Friday, December 11, 2009

Forgotten Sequels: Turbulence 2- Fear of Flying

Let's be honest: any movie about a plane disaster is sort of awkward to watch these days. Even old-school films like the original Airport films have an eerie twinge to them. Pretty much the only films that have escaped this are the Airplane films. You can't be disturbed by any film featuring Leslie Nielsen and Robert Stack. In today's movie, the producers actually went out of their way to make their film look awkward a year later (it was made in 2000) and for the rest of all time. It was like a dare gone wrong! This movie is the sequel to a surprise hit starring Lauren 'Dumb & Dumber' Holly and Ray 'Narc' Liotta. They decided to follow this up a couple of years later with the all-star duo of Jennifer Beals and Craig Scheffer! Wow, star power like that will be visible for thousands of years after it burns out! This is...
The film begins with a bunch of people confronting the movie's titular fear. They are on a plane that experiences turbulence. One of them gets pushed past his limit and walks off, revealing that it was a plane simulator. Damn you, M. Night! In actuality, they are in a support group for the fear that is actually run by the airline! Enjoy the new Fear of Terrorism class- brought to you by Al Queida! Our group is made up 90% comic-relief characters (nebbish guy, fat guy, etc), a British man, Mr. Scheffer and Ms. Beals. Do they contribute much to the story? Not really. As it turns out, the group's final test is an actual flight, which seems like a really bad idea. They meet up with a flight controller played by Tom Berenger, who did not really have anything better to do at this point. I should mention that he was the star of Sniper 1, 2 and 3. A bunch of extras and such get on the plane as it goes for its flight. As a bonus, they are joined by some foreign guys. Ruh roh!
We get a bit of filler for a while as we establish everyone's quirks. The British guy is trying to get some nookie from Beals, who never really says 'no.' Scheffer is constantly butting in to everyone's business, while the Captain acts absurdly-generic. It's like he's trying to be every do-good pilot from the Airport films at one time! All of our comic relief characters freak out as the plane goes through a storm, but that is the least of their concerns. People start to get killed and nobody is quite sure why. The movie tries to cover who the culprit is before doing the reveal in a long and winding series of 'shock reveals.' All but one of the foreigners are killed after one of them holds the plane hostage with a bomb threat. One of the passengers reveals themselves to be Security Personnel for the airline, but fails to stop the terrorist.
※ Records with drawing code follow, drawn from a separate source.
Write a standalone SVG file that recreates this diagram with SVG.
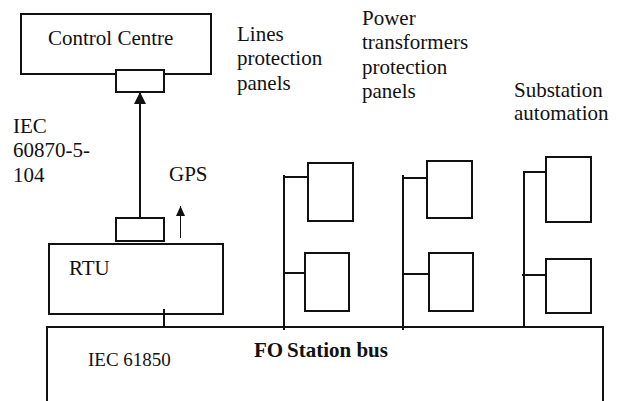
<svg xmlns="http://www.w3.org/2000/svg" width="618" height="401" viewBox="0 0 618 401">
<defs>
<style>
.t{font-size:21px;fill:#111}
.box{fill:#fff;stroke:#111;stroke-width:2}
.ln{fill:none;stroke:#111;stroke-width:2}
.thin{fill:none;stroke:#111;stroke-width:1}
.b{font-weight:bold}
</style>
<marker id="ah" viewBox="0 0 12 14" refX="12" refY="7" markerWidth="12" markerHeight="14" markerUnits="userSpaceOnUse" orient="auto"><path d="M0,1 L12,7 L0,13 Z" fill="#111"/></marker>
<marker id="ahs" viewBox="0 0 10 9" refX="10" refY="4.5" markerWidth="10" markerHeight="9" markerUnits="userSpaceOnUse" orient="auto"><path d="M0,0 L10,4.5 L0,9 Z" fill="#111"/></marker>
</defs>
<rect width="618" height="401" fill="#fff"/>
<g font-family="Liberation Serif, Times New Roman, DejaVu Serif, serif">
<g id="bus">
<path class="ln" d="M47,405 V327 H603 V405"/>
<text class="t" x="88" y="366" style="font-size:19px">IEC 61850</text>
<text class="t b" x="254" y="357">FO</text><text class="t b" x="287" y="357">Station bus</text>
</g>
<g id="control-centre">
<rect class="box" x="21" y="14" width="190" height="60"/>
<text class="t" x="48" y="45">Control Centre</text>
<rect class="box" x="116" y="70" width="48" height="22"/>
</g>
<g id="rtu">
<rect class="box" x="49" y="244" width="174" height="70"/>
<text class="t" x="69" y="275">RTU</text>
<rect class="box" x="116" y="218" width="48" height="23"/>
</g>
<g id="lines-panels">
<rect class="box" x="308" y="163" width="45" height="58"/>
<rect class="box" x="305" y="253" width="44" height="58"/>
<text class="t" x="237" y="41">Lines</text>
<text class="t" x="237" y="65">protection</text>
<text class="t" x="237" y="90">panels</text>
</g>
<g id="transformer-panels">
<rect class="box" x="427" y="161" width="45" height="57"/>
<rect class="box" x="429" y="253" width="44" height="58"/>
<text class="t" x="362" y="25">Power</text>
<text class="t" x="362" y="49">transformers</text>
<text class="t" x="362" y="74">protection</text>
<text class="t" x="362" y="98">panels</text>
</g>
<g id="substation-automation">
<rect class="box" x="546" y="157" width="45" height="65"/>
<rect class="box" x="546" y="259" width="45" height="54"/>
<text class="t" x="514" y="97">Substation</text>
<text class="t" x="514" y="120">automation</text>
</g>
<g id="labels">
<text class="t" x="13" y="133">IEC</text>
<text class="t" x="13" y="157">60870-5-</text>
<text class="t" x="13" y="182">104</text>
<text class="t" x="169" y="181">GPS</text>
</g>
</g>
<g id="connectors">
<line class="ln" x1="140" y1="218" x2="140" y2="92" marker-end="url(#ah)"/>
<line class="thin" x1="180.5" y1="238" x2="180.5" y2="206" marker-end="url(#ahs)"/>
<line class="ln" x1="164" y1="309" x2="164" y2="327"/>
<line class="ln" x1="284" y1="175" x2="284" y2="330"/>
<line class="ln" x1="284" y1="177" x2="308" y2="177"/>
<line class="ln" x1="284" y1="273" x2="305" y2="273"/>
<line class="ln" x1="403" y1="175" x2="403" y2="330"/>
<line class="ln" x1="402" y1="178" x2="427" y2="178"/>
<line class="ln" x1="403" y1="274" x2="429" y2="274"/>
<line class="ln" x1="524" y1="171" x2="524" y2="327"/>
<line class="ln" x1="524" y1="172" x2="546" y2="172"/>
<line class="ln" x1="522" y1="275" x2="546" y2="275"/>
</g>
</svg>
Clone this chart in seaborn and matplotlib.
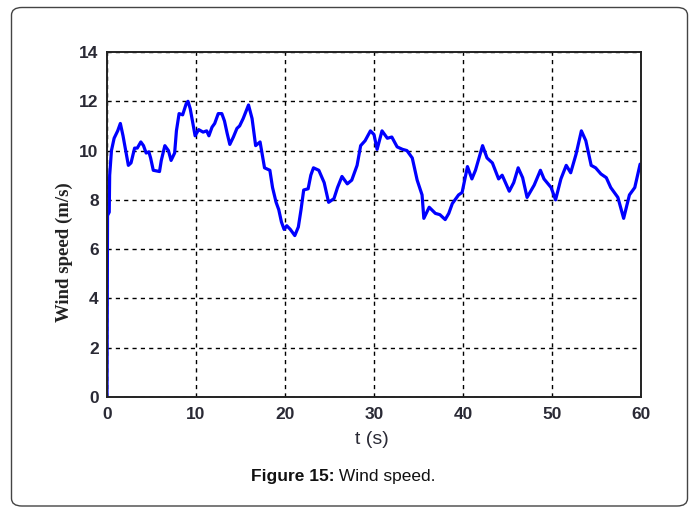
import matplotlib
matplotlib.use("Agg")
import matplotlib.pyplot as plt
import seaborn as sns
import pandas as pd
from matplotlib.patches import FancyBboxPatch

# Data
time_s = [0.0, 0.03, 0.06, 0.1, 0.25, 0.3, 0.5, 0.8, 1.2, 1.5, 1.8, 2.1, 2.4, 2.7, 3.1, 3.4,
          3.8, 4.1, 4.4, 4.7, 4.9, 5.2, 5.9, 6.1, 6.5, 6.9, 7.2, 7.6, 7.8, 8.1, 8.5, 8.9,
          9.1, 9.35, 9.6, 9.9, 10.3, 10.8, 11.2, 11.45, 11.8, 12.1, 12.5, 12.9, 13.2, 13.5,
          13.8, 14.2, 14.6, 14.9, 15.3, 15.9, 16.3, 16.7, 17.2, 17.7, 18.3, 18.6, 19.0, 19.3,
          19.6, 19.9, 20.2, 20.6, 21.1, 21.5, 21.8, 22.1, 22.6, 22.9, 23.2, 23.8, 24.4, 24.9,
          25.5, 25.9, 26.4, 27.0, 27.5, 28.1, 28.5, 29.0, 29.6, 30.0, 30.35, 30.9, 31.5, 32.0,
          32.6, 33.2, 33.7, 34.3, 34.85, 35.4, 35.6, 36.2, 36.9, 37.4, 38.0, 38.4, 38.8, 39.5,
          39.9, 40.5, 41.0, 41.4, 42.2, 42.7, 43.3, 44.0, 44.4, 45.2, 45.7, 46.2, 46.7, 47.2,
          48.0, 48.7, 49.1, 49.9, 50.4, 51.0, 51.6, 52.1, 52.7, 53.3, 53.8, 54.4, 54.9, 55.5,
          56.1, 56.6, 57.4, 58.05, 58.7, 59.3, 59.9]
wind_speed = [0.0, 4.5, 7.4, 7.4, 7.5, 9.0, 10.0, 10.5, 10.8, 11.1, 10.6, 10.0, 9.4, 9.5, 10.1, 10.1,
              10.35, 10.2, 9.9, 9.95, 9.7, 9.2, 9.15, 9.6, 10.2, 10.0, 9.6, 9.9, 10.8, 11.5, 11.45, 11.9,
              12.0, 11.7, 11.2, 10.6, 10.85, 10.75, 10.8, 10.6, 10.95, 11.1, 11.5, 11.5, 11.2, 10.7,
              10.25, 10.55, 10.9, 11.0, 11.3, 11.85, 11.3, 10.2, 10.35, 9.3, 9.2, 8.5, 7.9, 7.6,
              7.1, 6.8, 6.95, 6.8, 6.55, 6.9, 7.6, 8.4, 8.45, 9.0, 9.3, 9.2, 8.7, 7.9,
              8.05, 8.5, 8.95, 8.65, 8.8, 9.4, 10.2, 10.4, 10.8, 10.65, 10.05, 10.8, 10.5, 10.55,
              10.15, 10.05, 10.0, 9.7, 8.8, 8.2, 7.25, 7.7, 7.45, 7.4, 7.2, 7.45, 7.85, 8.2,
              8.3, 9.35, 8.85, 9.2, 10.2, 9.7, 9.5, 8.85, 9.0, 8.35, 8.7, 9.3, 8.9, 8.1,
              8.6, 9.2, 8.85, 8.5, 8.0, 8.85, 9.4, 9.1, 9.85, 10.8, 10.4, 9.4, 9.3, 9.05,
              8.9, 8.5, 8.1, 7.25, 8.2, 8.5, 9.45]
x_ticks = [0, 10, 20, 30, 40, 50, 60]
y_ticks = [0, 2, 4, 6, 8, 10, 12, 14]
x_label = "t (s)"
y_label = "Wind speed (m/s)"
caption_bold = "Figure 15:"
caption_rest = " Wind speed."

df = pd.DataFrame({"t": time_s, "v": wind_speed})

sns.set_style("white")
plt.rcParams["font.family"] = ["Liberation Sans", "DejaVu Sans"]

fig = plt.figure(figsize=(6.96, 5.07), dpi=100)
ax = fig.add_axes([107 / 696, 1 - 397 / 507, (641 - 107) / 696, (397 - 52) / 507])

sns.lineplot(data=df, x="t", y="v", ax=ax, color="#0000ff", linewidth=2.3,
             sort=False, estimator=None)

ax.set_xlim(0, 60)
ax.set_ylim(0, 14)
ax.set_xticks(x_ticks)
ax.set_yticks(y_ticks)
ax.set_xticklabels([str(v) for v in x_ticks])
ax.set_yticklabels([str(v) for v in y_ticks])
ax.tick_params(axis="both", direction="in", length=0, labelsize=12.5,
               labelcolor="#2a2a35")
ax.tick_params(axis="x", pad=7)
ax.tick_params(axis="y", pad=6)
for lab in ax.get_xticklabels() + ax.get_yticklabels():
    lab.set_fontweight("bold")

ax.grid(True, color="black", linestyle=(0, (3, 3)), linewidth=1.0)
for s in ax.spines.values():
    s.set_visible(True)
    s.set_color("#222222")
    s.set_linewidth(1.4)

ax.set_xlabel("")
ax.set_ylabel("")
fig.text(372 / 696, 1 - 440 / 507, x_label, ha="center", va="center",
         fontsize=14, color="#2a2a35")
fig.text(64 / 696, 1 - 252 / 507, y_label, ha="center", va="center",
         rotation=90, fontsize=13.5, family="Liberation Serif", fontweight="bold",
         color="#222222")

t1 = fig.text(251 / 696, 1 - 477 / 507, caption_bold, ha="left", va="center",
              fontsize=12.5, fontweight="bold", color="#111111")
fig.canvas.draw()
bb = t1.get_window_extent()
fig.text(bb.x1 / 696, 1 - 477 / 507, caption_rest, ha="left", va="center",
         fontsize=12.5, color="#111111")

border = FancyBboxPatch((11.5 / 696, 1 - 506 / 507), (687.5 - 11.5) / 696, (506 - 7.5) / 507,
                        boxstyle="round,pad=0,rounding_size=0.015",
                        transform=fig.transFigure, fill=False,
                        edgecolor="#444444", linewidth=1.0)
fig.patches.append(border)

fig.savefig("out.png", dpi=100)
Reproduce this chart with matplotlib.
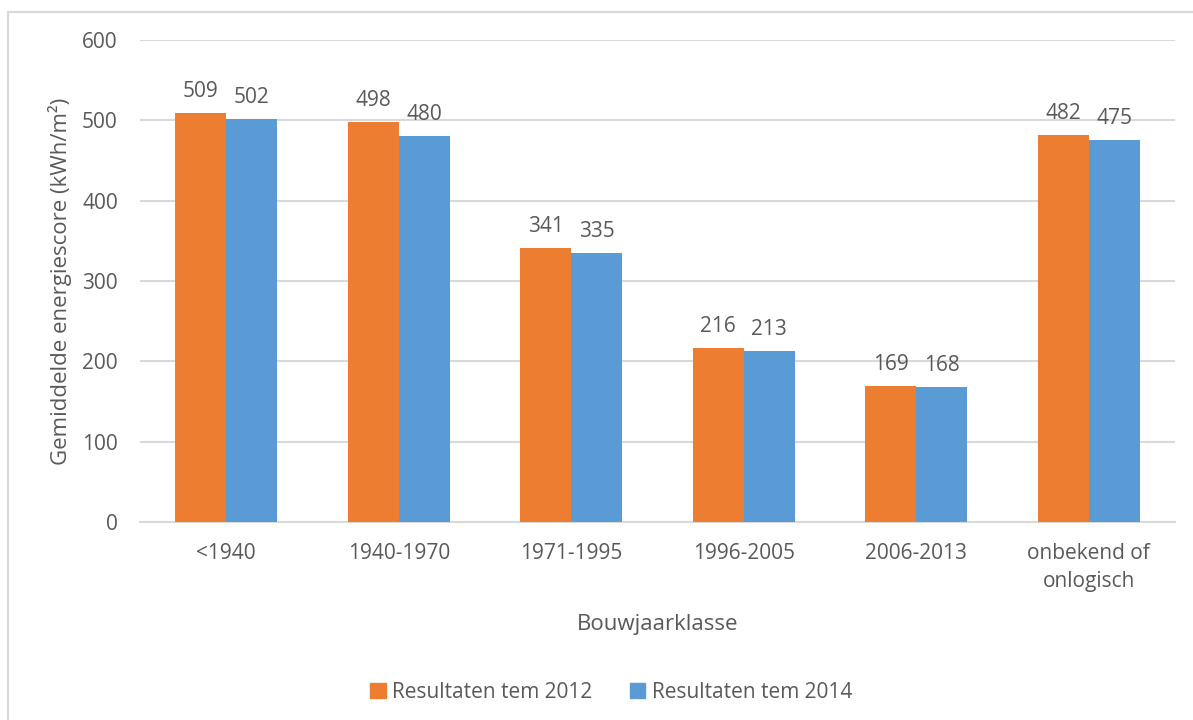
import numpy as np
import matplotlib
matplotlib.use("Agg")
from matplotlib import pyplot as plt
from matplotlib.patches import Rectangle, Patch

categories = ["<1940", "1940-1970", "1971-1995", "1996-2005", "2006-2013", "onbekend of\nonlogisch"]
res_2012 = [509, 498, 341, 216, 169, 482]
res_2014 = [502, 480, 335, 213, 168, 475]
series_names = ["Resultaten tem 2012", "Resultaten tem 2014"]

orange = "#ED7D31"
blue = "#5B9BD5"
txt = "#595959"

plt.rcParams['font.family'] = ['Open Sans', 'DejaVu Sans']

fig = plt.figure(figsize=(11.93, 7.2), dpi=100)
# light frame round the chart
fig.patches.append(Rectangle((8/1193, -0.1), 1.2, 0.1 + (720-12)/720, transform=fig.transFigure,
                             fill=False, edgecolor="#d9d9d9", linewidth=1.5))

ax = fig.add_axes([140/1193, 198/720, 1035/1193, 482/720])
x = np.arange(len(categories))
w = 0.296
b1 = ax.bar(x - w/2, res_2012, w, color=orange, zorder=3)
b2 = ax.bar(x + w/2, res_2014, w, color=blue, zorder=3)

for bars in (b1, b2):
    for r in bars:
        ax.annotate(str(int(r.get_height())), (r.get_x() + r.get_width()/2, r.get_height()),
                    xytext=(0, 8), textcoords="offset points", ha="center", va="bottom",
                    fontsize=15, color=txt)

ax.set_xlim(-0.5, len(categories) - 0.5)
ax.set_ylim(0, 600)
ax.set_yticks(range(0, 601, 100))
ax.yaxis.grid(True, color="#d9d9d9", linewidth=1.5, zorder=0)
ax.set_xticks(x)
ax.set_xticklabels(categories, fontsize=15, color=txt, linespacing=1.45)
ax.tick_params(axis="y", length=0, pad=16, labelsize=15, labelcolor=txt)
ax.tick_params(axis="x", length=0, pad=15)
for s in ["top", "right", "left"]:
    ax.spines[s].set_visible(False)
ax.spines["bottom"].set_color("#d9d9d9")
ax.spines["bottom"].set_linewidth(1.5)

ax.set_ylabel("Gemiddelde energiescore (kWh/m²)", fontsize=16, color=txt, labelpad=7)
ax.set_xlabel("Bouwjaarklasse", fontsize=16, color=txt, labelpad=16)

handles = [Patch(color=orange), Patch(color=blue)]
fig.legend(handles, series_names, loc="center", bbox_to_anchor=(611/1193, 28/720), ncol=2,
           frameon=False, fontsize=15, handlelength=0.75, handleheight=0.75, handletextpad=0.3,
           columnspacing=1.8, labelcolor=txt)

fig.savefig("out.png", dpi=100)
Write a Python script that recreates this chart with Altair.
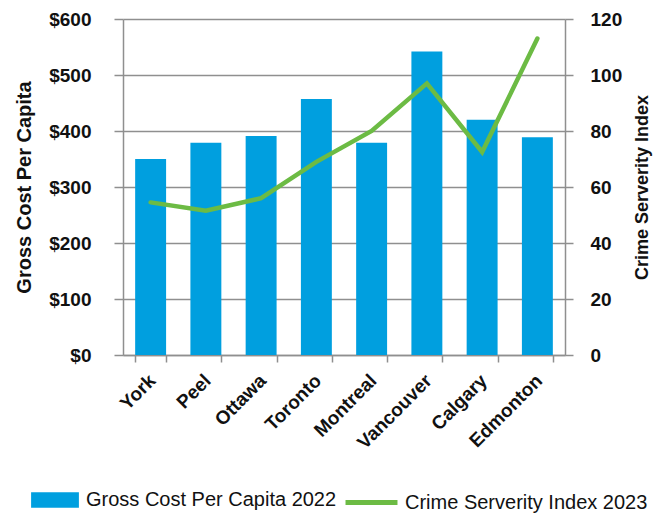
import altair as alt
import pandas as pd

cities = ["York", "Peel", "Ottawa", "Toronto", "Montreal", "Vancouver", "Calgary", "Edmonton"]
cost_per_capita = [350, 379, 391, 457, 379, 542, 420, 389]
crime_severity = [54.5, 51.5, 56, 69, 80, 97, 72.5, 113]

bar_name = "Gross Cost Per Capita 2022"
line_name = "Crime Serverity Index 2023"

df = pd.DataFrame({
    "city": cities,
    "cost": cost_per_capita,
    "csi": crime_severity,
    "s_bar": bar_name,
    "s_line": line_name,
})

FONT = "Liberation Sans, Arial, sans-serif"
BLUE = "#009fdf"
GREEN = "#6cbb44"
GRID = "#8f8f8f"
TXT = "#111111"

legend_common = dict(
    orient="none",
    direction="horizontal",
    title=None,
    labelFont=FONT,
    labelFontSize=20,
    labelColor=TXT,
    labelLimit=400,
    labelOffset=5,
    symbolSize=2700,
    symbolOpacity=1,
)

bar_legend = alt.Legend(
    legendX=-94, legendY=455,
    symbolType="M-0.92,-0.3H0.92V0.3H-0.92Z",
    symbolFillColor=BLUE,
    symbolStrokeWidth=0,
    **legend_common,
)
line_legend = alt.Legend(
    legendX=220, legendY=455,
    symbolType="stroke",
    symbolStrokeColor=GREEN,
    symbolStrokeWidth=5,
    **legend_common,
)

x = alt.X(
    "city:N",
    sort=cities,
    title=None,
    scale=alt.Scale(paddingInner=0.44, paddingOuter=0.22),
    axis=alt.Axis(
        labelAngle=315,
        labelFont=FONT,
        labelFontSize=19,
        labelFontWeight="bold",
        labelColor=TXT,
        labelPadding=9,
        labelOffset=-5,
        tickBand="extent",
        tickSize=7,
        tickColor=GRID,
        tickWidth=1.5,
        domainColor=GRID,
        domainWidth=1.5,
        grid=False,
    ),
)

base = alt.Chart(df)

bars = base.mark_bar(strokeWidth=0).encode(
    x=x,
    y=alt.Y(
        "cost:Q",
        scale=alt.Scale(domain=[0, 600], nice=False),
        axis=alt.Axis(
            title="Gross Cost Per Capita",
            values=[0, 100, 200, 300, 400, 500, 600],
            format="$,.0f",
            labelFont=FONT,
            labelFontSize=19,
            labelFontWeight="bold",
            labelColor=TXT,
            labelPadding=23,
            tickSize=9,
            tickColor=GRID,
            tickWidth=1.5,
            domainColor=GRID,
            domainWidth=1.5,
            grid=True,
            gridColor=GRID,
            gridWidth=1.5,
            titleFont=FONT,
            titleFontSize=20,
            titleFontWeight="bold",
            titleColor=TXT,
            titlePadding=14,
        ),
    ),
    fill=alt.Fill("s_bar:N", scale=alt.Scale(domain=[bar_name], range=[BLUE]), legend=bar_legend),
)

line = base.mark_line(strokeWidth=4.5, strokeCap="round").encode(
    x=x,
    y=alt.Y(
        "csi:Q",
        scale=alt.Scale(domain=[0, 120], nice=False),
        axis=alt.Axis(
            orient="right",
            title="Crime Serverity Index",
            values=[0, 20, 40, 60, 80, 100, 120],
            labelFont=FONT,
            labelFontSize=19,
            labelFontWeight="bold",
            labelColor=TXT,
            labelPadding=17,
            tickSize=8,
            tickColor=GRID,
            tickWidth=1.5,
            domainColor=GRID,
            domainWidth=1.5,
            grid=False,
            titleFont=FONT,
            titleFontSize=18,
            titleFontWeight="bold",
            titleColor=TXT,
            titlePadding=30,
            titleAngle=270,
        ),
    ),
    stroke=alt.Stroke("s_line:N", scale=alt.Scale(domain=[line_name], range=[GREEN]), legend=line_legend),
)

chart = (
    alt.layer(bars, line)
    .resolve_scale(y="independent")
    .properties(width=442, height=336, padding={"left": 6, "top": 2, "right": 3, "bottom": 3})
    .configure_view(stroke=None)
    .configure_legend(padding=0)
)

chart.save("out.html", embed_options={"renderer": "svg", "actions": False})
Scheffer and the British man take him down, but the former notices that the latter has actually pocketed the detonator. Reveal #2 comes as the man explains that he is a British agent sent to stop the men with the weapon. After some questions still remain, he just says 'screw it' and kills both the Security guy and the lone foreigner left. So, he is the terrorist?
The movie's not done yet, so try to keep up. In a silly plan involving putting one woman in an overhead compartment and a mass attack, our heroes take down the Brit. This is where we get one of the more awkward scenes involving the passengers discussing how they can take down the terrorist. Yeah, it's a bit too much like United 93! They succeed, but one of the passengers reveals himself to be in league with the Brit! Got any more plot twists to chuck at me in twenty minutes, movie?!? In spite of being attacked numerous times for interfering, Scheffer continues to stick his nose in this! As luck would have it, he designs planes after a crash killed his wife. He proves himself to be the pluckiest damn hostage in the history of mankind! Things get better when the co-conspirator is taken down by a batch of drugged water (don't ask), but worse when the Captain dies from tumbling backwards into a control box. Thank God your spine was made of Nerf! The movie really stretches out the ending bit, with the use of a plane to communicate with the control tower, a second radio to do so and, finally, a cellphone. The movie becomes more awkward when the pressure comes to shoot down the plane. Lay off United 93, guys! Finally, the day is saved and Scheffer gets to put his tongue down Jennifer Beals' throat. The End.
Honestly, the film is not that bad. The story is pretty simple- for the most part- and the acting gets the job done. That is in regards to the leads, mind you, as everyone else is just 'eh.' The villain pulls off the evil, yet realistic tone pretty well, although is character is very one-note. Beals does the woman-in-peril thing pretty well. Oddly, the day is saved by the man, as opposed to the feminist tone of the first film. The plot twists really hurt the movie as they are barely explained and just there to keep you off-guard. It is 'sequel-itis' at its best and very worst, guys. I get that you need to top the first movie, but try to stick to either terrorists, bio-weapons or a military threat- not all three! For a sequel to a barely-remembered '90s film, it is quite good. Just don't expect it to ignore all of the 'plane in peril' genre's cliches.